In one nightmare, I was bald. That is to say, my hair had fallen out, and been replaced by thin, black snakes. Each strand of hair had become a slippery, stagnant serpent. My (snake) hair wasn’t sliding around or anything, it was dead. Deader than dead – it was something that had once indeed been alive, that had taken root inside my skull, died, and was now flowing out from my baldhead like tendrils.

In another nightmare, I was in a dark room in the middle of nowhere – how I got there, who knows? – and the floor was covered with rats. My hair was fine in this one. But my feet were covered with scurrying little pink feet. I vomited a little. The rats enjoyed it. It was a feast for them. I could hear them gnawing at the chunks of carrot and potato. Little fucking vermin. It was disgusting.

In another, my whole family had died. I was alone. For whatever the reason, at around this time – the time my entire family had mysteriously ceased to be – my friends, and pretty much anyone I had ever known, decided to ditch me. I was alone in the most extreme possible way. And I wasn’t even me; I was a ghost, looking down on the situation, the loneliness, from a place of omnipotence.

I was everything, and nothing, all at once. It hurt.

At some point during the night, I woke up. Looking around me, I saw a river of white light pouring in through the vacillating window shade. The night was bright, and somewhat disturbing. I was sweating, but not profusely – considering the dreams and all, you know.

The thing is though, when I woke up, I more or less felt the same as I had in those nightmares.

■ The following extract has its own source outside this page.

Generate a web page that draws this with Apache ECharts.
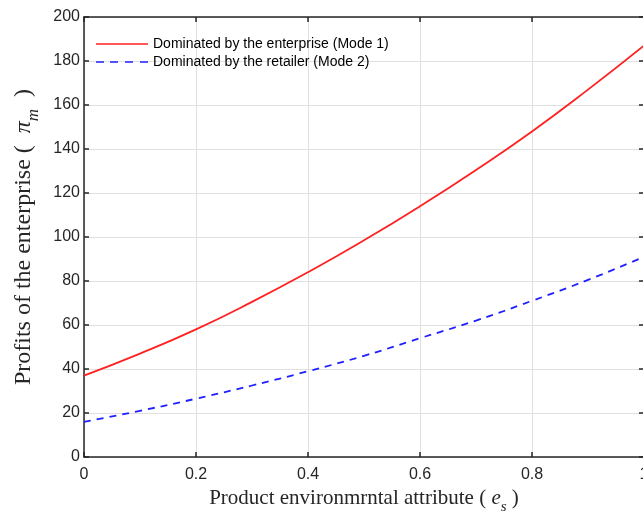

It’s not that it had felt as if I were still dreaming; I was wide-awake. And I knew it. It’s just that, those dreams weren’t really dreams. I mean, of course they didn’t happen. The events they played out were indeed fictional; my hair didn’t turn into snakes, my entire family didn’t die, and I was never in a rat-infested room, out somewhere in the middle of nowhere. But the feelings, the emotions – the loneliness – that was and very much is real.

When our mind wanders as we sleep, we, or at least some part of us, lives on. Pushing forward in real-time. And that travelling element of us – it never dies.

Life happens in stages. Nothing is permanent. Everything is transient. Like the clouds above, the course of our path bends, sways, dissolves and manifests in random intervals. We’re just like the white puffs of cloud above. Forever changing. Caught in a vacuum, a perpetual state of flux.

Dancers to the sounds of some drum, beating in the far distance.

When you spend most of your life feeling lonely, isolated, and fairly fucking anxious – you start to question what the point of it is? Why keep going? Why willingly subject yourself to such misery, when you know that there is a way out? That there is an infinite light you can step into that will take away all your pain.

I don’t know what the answer is. I don’t know why I keep trucking. I don’t know how, either.

But I guess, that’s the thing with dreams. You never know how you got there. You don’t know what you’re doing. And once you’ve been swallowed, life invariably seems a little bit strange, alien, and desperate.

All you can do is hope, pray; believe that one day – you might finally wake up. I guess.